Affrontare il dolore personale e collettivo
I funerali dei soldati sono un’esperienza molto difficile per i sacerdoti. Don Roman, come decano, presiede tutti i funerali nel suo decanato. Finora ce ne sono stati oltre una trentina. “Quando ti trovi davanti a un corpo senza vita di un ragazzo, pensi che forse tu avresti dovuto essere lì, ti rendi conto che se quell’uomo non avesse combattuto, chissà se tu saresti ancora qui, a vivere e a camminare su questa terra. È come se fosse andato al posto tuo, ti avesse salvato e fosse morto lui stesso”.
Il sacerdote greco-cattolico sottolinea che senza l’Eucarestia quotidiana, senza la preghiera non sarebbe in grado di affrontare queste situazioni. Un altro elemento essenziale è l’aiuto reciproco tra i sacerdoti: “Quando siamo in tanti è più facile, perché ci sosteniamo a vicenda”.
Il sostegno della comunità ecclesiale
Secondo don Roman, in questi casi la collegialità e l’ecclesialità sono molto importanti. “Quando c’è un funerale di un nostro militare, il sacerdote della parrocchia scrive nel nostro gruppo social e chiede sacerdoti del decanato: “Cari confratelli, venite, per favore, a sostenere me e la famiglia del soldato caduto”. Perché se il sacerdote fosse lasciato solo a un funerale del genere, sarebbe molto difficile per lui”.

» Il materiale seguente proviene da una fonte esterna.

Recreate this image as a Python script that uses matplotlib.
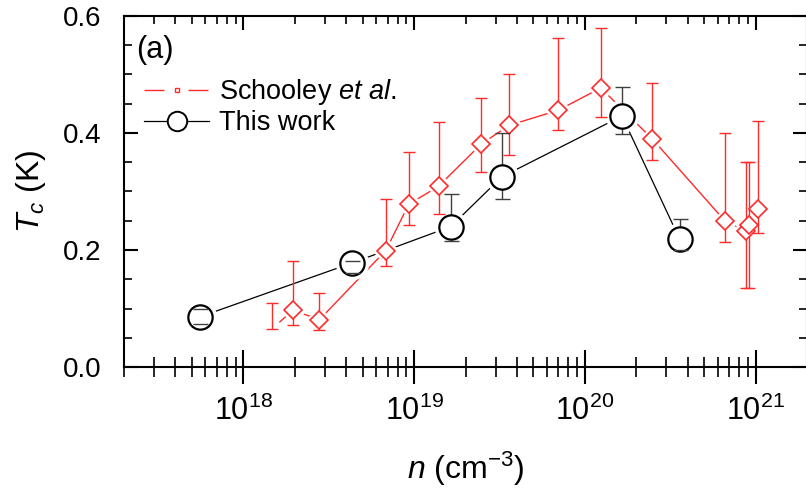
import matplotlib
matplotlib.use("Agg")
import matplotlib.pyplot as plt
from matplotlib.lines import Line2D
from matplotlib.ticker import LogLocator, MultipleLocator, FormatStrFormatter, NullFormatter
import numpy as np

plt.rcParams["font.family"] = ["Liberation Sans", "DejaVu Sans"]
plt.rcParams["mathtext.fontset"] = "custom"
plt.rcParams["mathtext.rm"] = "Liberation Sans"
plt.rcParams["mathtext.it"] = "Liberation Sans:italic"

# Schooley et al. (first point has no symbol in the reference)
sch_n = [1.47e18, 1.95e18, 2.79e18, 6.82e18, 9.3e18, 1.39e19, 2.47e19, 3.6e19,
         7.0e19, 1.24e20, 2.48e20, 6.6e20, 8.83e20, 9.2e20, 1.03e21]
sch_tc = [0.065, 0.097, 0.081, 0.199, 0.278, 0.309, 0.381, 0.413,
          0.439, 0.477, 0.390, 0.250, 0.232, 0.243, 0.270]
sch_lo = [0.065, 0.072, 0.063, 0.173, 0.242, 0.262, 0.334, 0.363,
          0.405, 0.428, 0.353, 0.213, 0.135, 0.135, 0.229]
sch_hi = [0.110, 0.182, 0.127, 0.288, 0.367, 0.419, 0.459, 0.500,
          0.562, 0.580, 0.485, 0.400, 0.350, 0.350, 0.420]

# This work
tw_n = [5.6e17, 4.35e18, 1.64e19, 3.26e19, 1.65e20, 3.6e20]
tw_tc = [0.086, 0.178, 0.240, 0.325, 0.429, 0.218]
tw_lo = [0.074, 0.161, 0.216, 0.288, 0.399, 0.200]
tw_hi = [0.100, 0.182, 0.295, 0.400, 0.478, 0.253]

xlim = (2e17, 2e21)
red = "#ff2a2a"

fig = plt.figure(figsize=(8.06, 4.88), dpi=100)
ax = fig.add_axes([124 / 806, 1 - 367 / 488, 683 / 806, 351 / 488])

# connecting lines
ax.plot(sch_n, sch_tc, color=red, lw=1.0, zorder=2)
ax.plot(tw_n, tw_tc, color="black", lw=0.9, zorder=2)

# white halos to give the gaps around the symbols
ax.plot(sch_n, sch_tc, ls="none", marker="D", ms=13, mfc="white", mec="white", zorder=3)
ax.plot(tw_n, tw_tc, ls="none", marker="o", ms=23, mfc="white", mec="white", zorder=3)

# error bars
for n, tc, lo, hi, col, cs in [(sch_n, sch_tc, sch_lo, sch_hi, red, 4.3),
                                (tw_n, tw_tc, tw_lo, tw_hi, "#404040", 5.4)]:
    tc = np.array(tc)
    yerr = [tc - np.array(lo), np.array(hi) - tc]
    eb = ax.errorbar(n, tc, yerr=yerr, fmt="none", ecolor=col, elinewidth=1.0,
                     capsize=cs, capthick=1.0)
    for c in eb[2]:
        c.set_zorder(4)
    for c in eb[1]:
        c.set_zorder(6)

# symbols
ax.plot(sch_n, sch_tc, ls="none", marker="D", ms=9.5, mfc="white", mec=red,
        mew=1.2, markevery=list(range(1, len(sch_n))), zorder=5)
ax.plot(tw_n, tw_tc, ls="none", marker="o", ms=17.5, mfc="white", mec="black",
        mew=1.6, zorder=5)

ax.set_xscale("log")
ax.set_xlim(*xlim)
ax.set_ylim(0, 0.6)

ax.xaxis.set_major_locator(LogLocator(base=10, numticks=10))
ax.xaxis.set_minor_locator(LogLocator(base=10, subs=np.arange(2, 10), numticks=50))
ax.xaxis.set_minor_formatter(NullFormatter())
ax.yaxis.set_major_locator(MultipleLocator(0.2))
ax.yaxis.set_minor_locator(MultipleLocator(0.05))
ax.yaxis.set_major_formatter(FormatStrFormatter("%.1f"))

ax.tick_params(axis="x", which="both", top=False, direction="inout", labelsize=22, pad=9)
ax.tick_params(axis="x", which="major", length=24, width=1.5)
ax.tick_params(axis="x", which="minor", length=14, width=1.2)
ax.tick_params(axis="y", which="both", right=True, direction="in", labelsize=20, pad=16)
ax.tick_params(axis="y", which="major", length=10, width=1.5)
ax.tick_params(axis="y", which="minor", length=6, width=1.2)
for s in ax.spines.values():
    s.set_linewidth(1.5)

# top axis ticks point inward only
top = ax.twiny()
top.set_xscale("log")
top.set_xlim(*xlim)
top.xaxis.set_major_locator(LogLocator(base=10, numticks=10))
top.xaxis.set_minor_locator(LogLocator(base=10, subs=np.arange(2, 10), numticks=50))
top.tick_params(axis="x", which="both", direction="in", labeltop=False)
top.tick_params(axis="x", which="major", length=10, width=1.5)
top.tick_params(axis="x", which="minor", length=6, width=1.2)
for s in top.spines.values():
    s.set_visible(False)

ax.set_xlabel(r"$n$ (cm$^{-3}$)", fontsize=23)
ax.set_ylabel(r"$T_c$ (K)", fontsize=23)
ax.xaxis.set_label_coords(0.5, -0.235)
ax.yaxis.set_label_coords(-0.112, 0.5)

ax.text(0.018, 0.903, "(a)", transform=ax.transAxes, fontsize=22, ha="left", va="center")

h_sch = Line2D([], [], color=red, lw=1.0, ls=(0, (14.4, 17.3)), marker="s", ms=3.5,
               mfc="white", mec=red, mew=1.0)
h_tw = Line2D([], [], color="black", lw=0.9, marker="o", ms=14, mfc="white",
              mec="black", mew=1.4)
ax.legend([h_sch, h_tw], [r"Schooley $\it{et\ al.}$", "This work"],
          loc="upper left", bbox_to_anchor=(0.03, 0.825), frameon=False, fontsize=19.5,
          handlelength=2.4, handletextpad=0.35, labelspacing=0.1, borderpad=0,
          borderaxespad=0, numpoints=1)

fig.savefig("out.png", dpi=100)
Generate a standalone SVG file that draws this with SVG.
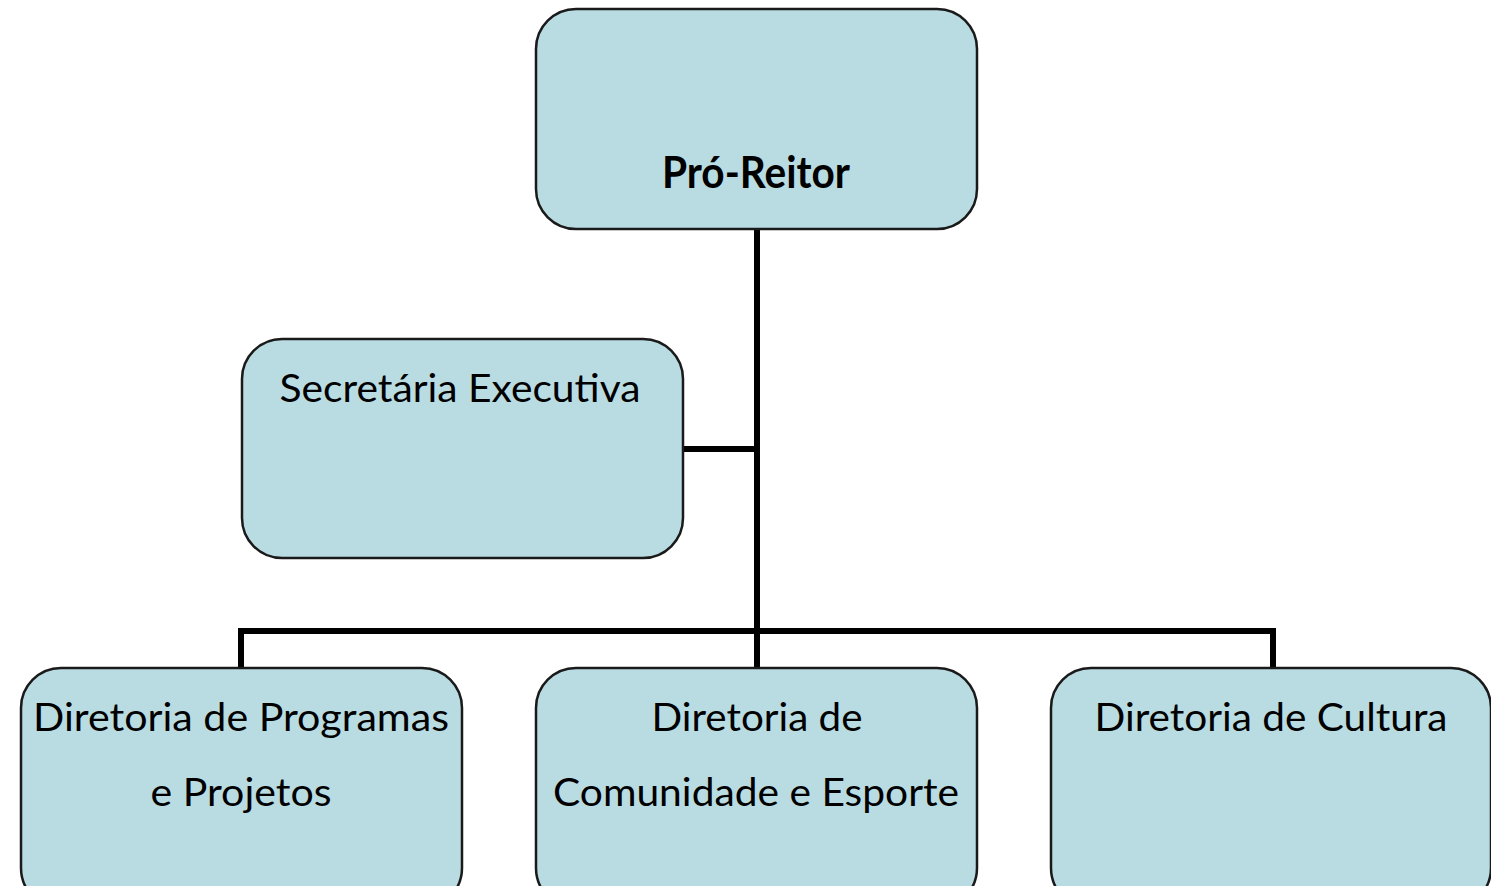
<svg xmlns="http://www.w3.org/2000/svg" width="1491" height="886" viewBox="0 0 1491 886">
<style>
.box{fill:#B9DCE2;stroke:#1a1a1a;stroke-width:2.5}
.t{font-family:Lato,"Open Sans","Liberation Sans",sans-serif;font-size:38px;fill:#000;text-anchor:middle}
.b{font-weight:bold;font-size:44px}
.c{fill:none;stroke:#000;stroke-width:6;stroke-linecap:butt;stroke-linejoin:miter}
</style>
<rect width="1491" height="886" fill="#fff"/>
<g id="connectors">
<path class="c" d="M757 229 V668"/>
<path class="c" d="M683 449 H757"/>
<path class="c" d="M241 668 V631 H1273 V668"/>
</g>
<g id="pro-reitor">
<rect class="box" x="536" y="9" width="441" height="220" rx="40"/>
<text class="t b" x="756" y="188" textLength="188" lengthAdjust="spacingAndGlyphs">Pró-Reitor</text>
</g>
<g id="secretaria">
<rect class="box" x="242" y="339" width="441" height="219" rx="40"/>
<text class="t" x="460" y="402" textLength="361" lengthAdjust="spacingAndGlyphs">Secretária Executiva</text>
</g>
<g id="dir-programas">
<rect class="box" x="21" y="668" width="441" height="240" rx="40"/>
<text class="t" x="241" y="731" textLength="416" lengthAdjust="spacingAndGlyphs">Diretoria de Programas</text>
<text class="t" x="241" y="806" textLength="181" lengthAdjust="spacingAndGlyphs">e Projetos</text>
</g>
<g id="dir-comunidade">
<rect class="box" x="536" y="668" width="441" height="240" rx="40"/>
<text class="t" x="757" y="731" textLength="211" lengthAdjust="spacingAndGlyphs">Diretoria de</text>
<text class="t" x="756" y="806" textLength="406" lengthAdjust="spacingAndGlyphs">Comunidade e Esporte</text>
</g>
<g id="dir-cultura">
<rect class="box" x="1051" y="668" width="440" height="240" rx="40"/>
<text class="t" x="1271" y="731" textLength="353" lengthAdjust="spacingAndGlyphs">Diretoria de Cultura</text>
</g>
</svg>
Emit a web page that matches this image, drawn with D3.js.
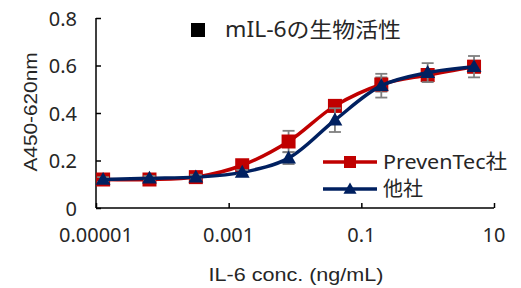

Questa solidarietà è fondamentale, soprattutto quando il defunto è una persona conosciuta. “Quando ho presieduto funerali di soldati nei villaggi vicini, non li conoscevo personalmente, ma qui nella mia parrocchia quando hanno portato dal fronte il mio vicino… lo conoscevo da molti anni, lo vedevo sempre. E in quel momento ti arriva una grande tristezza, durante la predica la voce cambia, in certi momenti ti viene da piangere perché vedi una persona familiare in quella bara”.
La Pasqua come simbolo di speranza
In questo contesto, la celebrazione della Pasqua diventa il centro della vita. “Per noi la Pasqua non è solo una tradizione o una festa. Per noi la Pasqua è tutto. Qui noi non abbiamo bisogno di spiegare alla nostra gente cosa sia la Pasqua. Per loro è l’apice di tutto, è sacro. Anche se uno non va in chiesa durante tutto l’anno, andare a venerare Plashchanytsia o far benedire paska è sacro”.
Prima della Pasqua, molte persone vanno anche a confessarsi. “Questo evento della Pasqua e della Risurrezione è un evento molto serio per il nostro popolo. Penso che questo ci stia salvando, sia psicologicamente, ma anche realmente, da ogni sorta di guaio. Perché dove c’è Cristo risorto, la morte fugge”.